Both boards have confirmed that final due diligence is underway and further announcements will be made when appropriate. Greencore retains the right to waive certain pre-conditions but emphasises that a formal Rule 2.7 offer will only proceed upon satisfaction of all required terms.
What does this mean for the UK convenience food industry?
The proposed merger comes at a time when the UK convenience food sector is undergoing structural transformation. Consumer habits have shifted in favour of fresh, healthy, and ready-to-eat food options that save time without compromising quality. Retailers are also increasingly reliant on strategic suppliers capable of co-developing new product lines and adapting to emerging trends.

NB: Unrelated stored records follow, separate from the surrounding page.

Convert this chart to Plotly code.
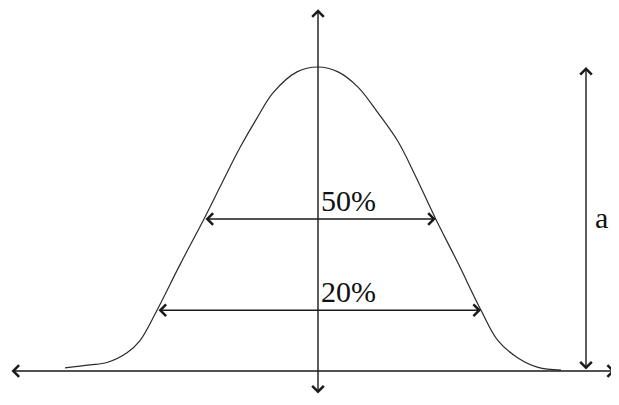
import numpy as np
import plotly.graph_objects as go

# Curve samples: horizontal offset from the centre line, and height as a fraction of the peak "a"
curve_x = [-253, -228, -211, -191, -178, -161, -138, -114, -95, -78, -61, -45, -21, 0,
           20, 40, 60, 80, 97, 117, 140, 163, 180, 200, 220, 243]
curve_h = [0.01, 0.02, 0.028, 0.06, 0.10, 0.20, 0.35, 0.50, 0.625, 0.735, 0.832, 0.915, 0.984, 1.0,
           0.984, 0.934, 0.849, 0.755, 0.645, 0.505, 0.355, 0.20, 0.10, 0.043, 0.012, 0.003]

levels = [0.5, 0.2]
level_labels = ["50%", "20%"]
peak_label = "a"

# axis extents (data units)
x_axis_span = [-308, 297]
y_axis_span = [-0.079, 1.19]
a_arrow_x = 268

cx = np.array(curve_x, dtype=float)
ch = np.array(curve_h, dtype=float)
ipk = int(np.argmax(ch))
left_x, left_h = cx[:ipk + 1], ch[:ipk + 1]
right_x, right_h = cx[ipk:], ch[ipk:]

fig = go.Figure()
fig.add_trace(go.Scatter(x=curve_x, y=curve_h, mode="lines",
                         line=dict(color="#2b2b2b", width=1.2, shape="spline", smoothing=1.0),
                         hoverinfo="skip", showlegend=False))

ann = []

def dbl_arrow(x0, y0, x1, y1):
    return dict(x=x1, y=y1, ax=x0, ay=y0, xref="x", yref="y", axref="x", ayref="y",
                text="", showarrow=True, arrowside="end+start",
                arrowhead=4, startarrowhead=4, arrowsize=1.6, startarrowsize=1.6,
                arrowwidth=1.4, arrowcolor="#1a1a1a", standoff=0, startstandoff=0)

# axes
ann.append(dbl_arrow(x_axis_span[0], 0, x_axis_span[1], 0))
ann.append(dbl_arrow(0, y_axis_span[0], 0, y_axis_span[1]))

# level arrows
for lv, lab in zip(levels, level_labels):
    xl = float(np.interp(lv, left_h, left_x))
    xr = float(np.interp(lv, right_h[::-1], right_x[::-1]))
    ann.append(dbl_arrow(xl, lv, xr, lv))
    ann.append(dict(x=1, y=lv, xref="x", yref="y", text=lab, showarrow=False,
                    xanchor="left", yanchor="bottom", yshift=0,
                    font=dict(family="Liberation Serif", size=30, color="#111111")))

# height arrow "a"
ann.append(dbl_arrow(a_arrow_x, 0, a_arrow_x, max(curve_h)))
ann.append(dict(x=a_arrow_x, y=max(curve_h) / 2, xref="x", yref="y", text=peak_label,
                showarrow=False, xanchor="left", yanchor="middle", xshift=7, yshift=2,
                font=dict(family="Liberation Serif", size=30, color="#111111")))

# the page puts the figure 8 px in from the top-left corner, so the figure is 8 px smaller
fig.update_layout(
    width=611, height=397, margin=dict(l=0, r=0, t=0, b=0),
    paper_bgcolor="white", plot_bgcolor="white",
    xaxis=dict(range=[-310, 301], visible=False, fixedrange=True),
    yaxis=dict(range=[-0.1118, 1.1941], visible=False, fixedrange=True),
    annotations=ann, showlegend=False,
)
fig.write_html("out.html")
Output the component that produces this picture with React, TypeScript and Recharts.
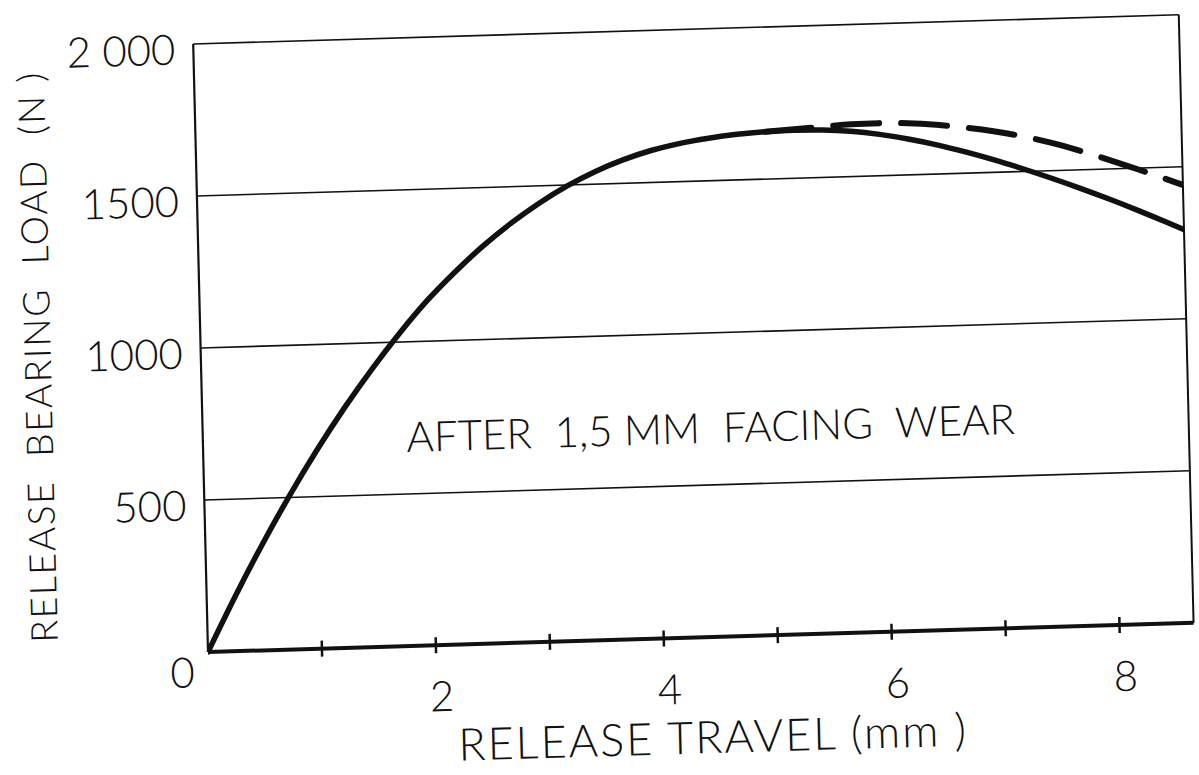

A combined Greencore-Bakkavor group would be well-positioned to meet these demands. Their integrated capabilities would enable faster product development cycles, greater investment in sustainable packaging and plant-based alternatives, and enhanced service to large UK grocers like Tesco, Sainsbury’s, and Marks & Spencer.
Moreover, the proposed merger highlights the return of strategic dealmaking to the UK’s food sector after a relatively quiet period post-Brexit and during the pandemic. If successful, this transaction could encourage other mid-cap food manufacturers to explore M&A as a route to scale, resilience, and growth.
For investors, the deal offers mixed prospects. Bakkavor shareholders may see short-term gains from the premium valuation and longer-term benefits if synergy targets are met. For Greencore investors, the outcome hinges on integration execution, cost discipline, and the timing of synergy realisation. While the stock has softened post-announcement, a successful deal could position the company as a dominant force in chilled food manufacturing.
With multiple regulatory and shareholder steps still pending, the proposed merger is far from guaranteed. However, the strategic alignment, complementary portfolios, and potential for meaningful synergies make this a deal that could redefine the contours of the UK convenience food landscape for years to come.